:: Available data ::

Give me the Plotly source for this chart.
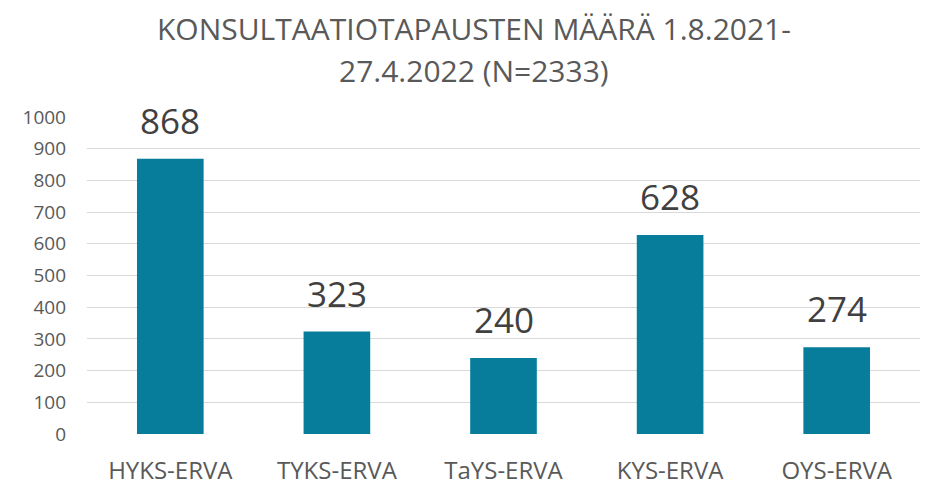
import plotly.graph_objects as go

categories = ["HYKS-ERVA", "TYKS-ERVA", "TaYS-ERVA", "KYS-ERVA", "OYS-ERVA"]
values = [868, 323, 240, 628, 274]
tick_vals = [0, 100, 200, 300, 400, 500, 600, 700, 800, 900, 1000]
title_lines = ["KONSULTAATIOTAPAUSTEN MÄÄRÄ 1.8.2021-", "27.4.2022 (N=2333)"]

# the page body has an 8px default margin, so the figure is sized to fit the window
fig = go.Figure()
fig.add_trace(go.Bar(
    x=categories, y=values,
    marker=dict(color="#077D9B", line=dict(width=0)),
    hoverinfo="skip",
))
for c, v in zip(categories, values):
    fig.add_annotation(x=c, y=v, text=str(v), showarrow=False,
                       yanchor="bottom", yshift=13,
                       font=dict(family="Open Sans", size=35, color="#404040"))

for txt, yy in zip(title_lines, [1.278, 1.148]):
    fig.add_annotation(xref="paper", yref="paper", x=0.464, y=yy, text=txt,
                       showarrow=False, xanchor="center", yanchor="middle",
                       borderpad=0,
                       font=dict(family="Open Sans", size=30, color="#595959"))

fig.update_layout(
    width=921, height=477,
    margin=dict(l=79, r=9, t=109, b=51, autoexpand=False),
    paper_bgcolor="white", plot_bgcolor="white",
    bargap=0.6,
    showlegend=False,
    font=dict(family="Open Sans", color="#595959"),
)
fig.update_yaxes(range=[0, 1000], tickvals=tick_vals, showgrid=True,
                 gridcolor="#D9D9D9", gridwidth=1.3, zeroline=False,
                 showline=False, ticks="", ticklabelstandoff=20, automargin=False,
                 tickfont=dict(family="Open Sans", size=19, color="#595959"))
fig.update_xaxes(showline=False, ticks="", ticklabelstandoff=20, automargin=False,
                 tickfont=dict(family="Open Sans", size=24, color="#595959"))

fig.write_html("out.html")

:::

**Goal:**
Pictures stay out. Print the data exactly, from its first line through the line containing "import plotly.graph_objects as go".

**Worked answer:**
Give me the Plotly source for this chart.
import plotly.graph_objects as go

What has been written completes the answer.